▶ [TO DO] Reproduce the records below in full and exactly, without their images.

▶ [TASK INPUT]
= = = =

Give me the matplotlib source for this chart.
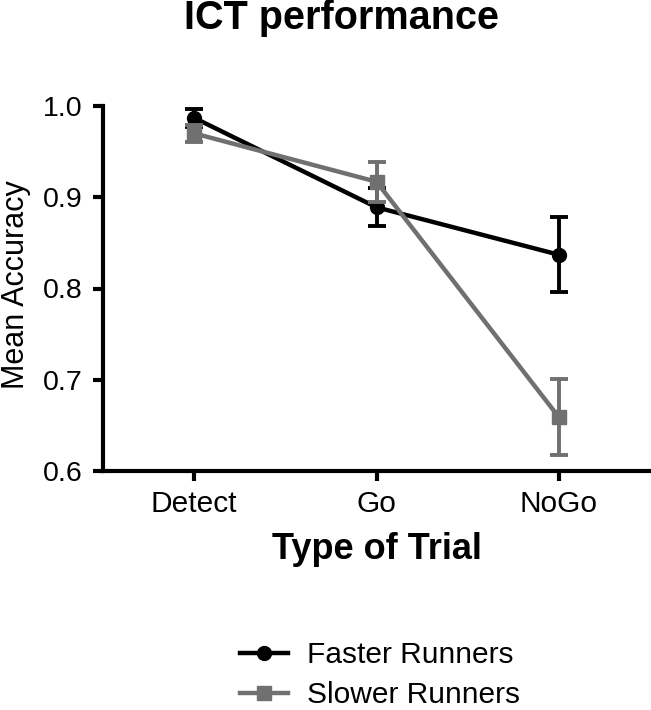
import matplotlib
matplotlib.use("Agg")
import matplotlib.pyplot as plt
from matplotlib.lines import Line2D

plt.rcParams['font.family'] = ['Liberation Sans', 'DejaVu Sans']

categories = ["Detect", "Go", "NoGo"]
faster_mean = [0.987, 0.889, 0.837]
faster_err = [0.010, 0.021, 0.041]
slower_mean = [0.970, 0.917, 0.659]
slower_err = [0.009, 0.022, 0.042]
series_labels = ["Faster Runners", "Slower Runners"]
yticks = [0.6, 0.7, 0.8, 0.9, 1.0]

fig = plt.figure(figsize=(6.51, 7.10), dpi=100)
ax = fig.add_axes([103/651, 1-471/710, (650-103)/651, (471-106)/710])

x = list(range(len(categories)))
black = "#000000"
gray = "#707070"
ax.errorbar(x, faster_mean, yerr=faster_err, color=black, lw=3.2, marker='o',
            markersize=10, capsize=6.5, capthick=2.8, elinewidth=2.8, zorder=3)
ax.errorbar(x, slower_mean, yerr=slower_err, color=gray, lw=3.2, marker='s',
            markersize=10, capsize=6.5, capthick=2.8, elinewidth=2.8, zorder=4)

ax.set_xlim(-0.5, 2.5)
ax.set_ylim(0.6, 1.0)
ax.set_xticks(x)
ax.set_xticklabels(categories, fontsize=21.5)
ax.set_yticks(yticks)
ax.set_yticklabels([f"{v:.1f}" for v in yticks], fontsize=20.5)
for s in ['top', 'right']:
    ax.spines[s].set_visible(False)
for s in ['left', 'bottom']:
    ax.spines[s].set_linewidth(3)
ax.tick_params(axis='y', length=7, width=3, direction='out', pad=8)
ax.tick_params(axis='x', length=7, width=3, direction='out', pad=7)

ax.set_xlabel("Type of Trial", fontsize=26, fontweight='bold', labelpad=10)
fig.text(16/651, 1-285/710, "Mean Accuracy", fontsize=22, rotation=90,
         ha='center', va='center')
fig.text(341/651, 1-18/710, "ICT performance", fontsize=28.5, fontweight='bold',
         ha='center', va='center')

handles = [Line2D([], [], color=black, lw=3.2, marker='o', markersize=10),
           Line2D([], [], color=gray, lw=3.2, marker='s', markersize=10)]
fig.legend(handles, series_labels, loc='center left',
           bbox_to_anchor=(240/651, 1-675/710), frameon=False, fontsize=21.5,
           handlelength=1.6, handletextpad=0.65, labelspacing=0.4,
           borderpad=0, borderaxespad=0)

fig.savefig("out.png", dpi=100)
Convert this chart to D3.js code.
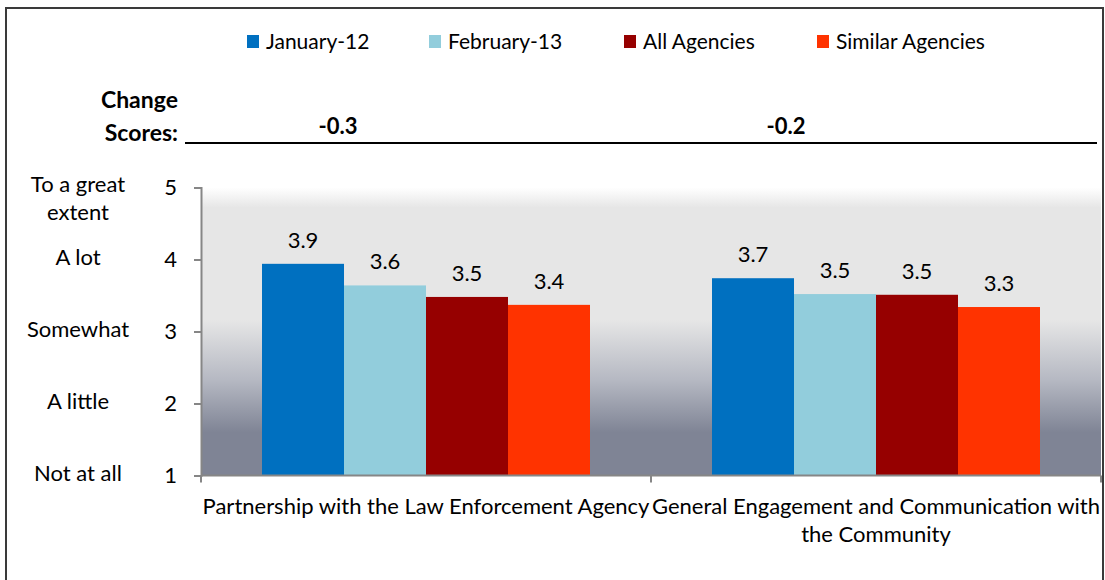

= = = =

▶ [CORRECT ANSWER]
Give me the matplotlib source for this chart.
import matplotlib
matplotlib.use("Agg")
import matplotlib.pyplot as plt
from matplotlib.lines import Line2D

plt.rcParams['font.family'] = ['Liberation Sans', 'DejaVu Sans']

categories = ["Detect", "Go", "NoGo"]
faster_mean = [0.987, 0.889, 0.837]
faster_err = [0.010, 0.021, 0.041]
slower_mean = [0.970, 0.917, 0.659]
slower_err = [0.009, 0.022, 0.042]
series_labels = ["Faster Runners", "Slower Runners"]
yticks = [0.6, 0.7, 0.8, 0.9, 1.0]

fig = plt.figure(figsize=(6.51, 7.10), dpi=100)
ax = fig.add_axes([103/651, 1-471/710, (650-103)/651, (471-106)/710])

x = list(range(len(categories)))
black = "#000000"
gray = "#707070"
ax.errorbar(x, faster_mean, yerr=faster_err, color=black, lw=3.2, marker='o',
            markersize=10, capsize=6.5, capthick=2.8, elinewidth=2.8, zorder=3)
ax.errorbar(x, slower_mean, yerr=slower_err, color=gray, lw=3.2, marker='s',
            markersize=10, capsize=6.5, capthick=2.8, elinewidth=2.8, zorder=4)

ax.set_xlim(-0.5, 2.5)
ax.set_ylim(0.6, 1.0)
ax.set_xticks(x)
ax.set_xticklabels(categories, fontsize=21.5)
ax.set_yticks(yticks)
ax.set_yticklabels([f"{v:.1f}" for v in yticks], fontsize=20.5)
for s in ['top', 'right']:
    ax.spines[s].set_visible(False)
for s in ['left', 'bottom']:
    ax.spines[s].set_linewidth(3)
ax.tick_params(axis='y', length=7, width=3, direction='out', pad=8)
ax.tick_params(axis='x', length=7, width=3, direction='out', pad=7)

ax.set_xlabel("Type of Trial", fontsize=26, fontweight='bold', labelpad=10)
fig.text(16/651, 1-285/710, "Mean Accuracy", fontsize=22, rotation=90,
         ha='center', va='center')
fig.text(341/651, 1-18/710, "ICT performance", fontsize=28.5, fontweight='bold',
         ha='center', va='center')

handles = [Line2D([], [], color=black, lw=3.2, marker='o', markersize=10),
           Line2D([], [], color=gray, lw=3.2, marker='s', markersize=10)]
fig.legend(handles, series_labels, loc='center left',
           bbox_to_anchor=(240/651, 1-675/710), frameon=False, fontsize=21.5,
           handlelength=1.6, handletextpad=0.65, labelspacing=0.4,
           borderpad=0, borderaxespad=0)

fig.savefig("out.png", dpi=100)
Convert this chart to D3.js code.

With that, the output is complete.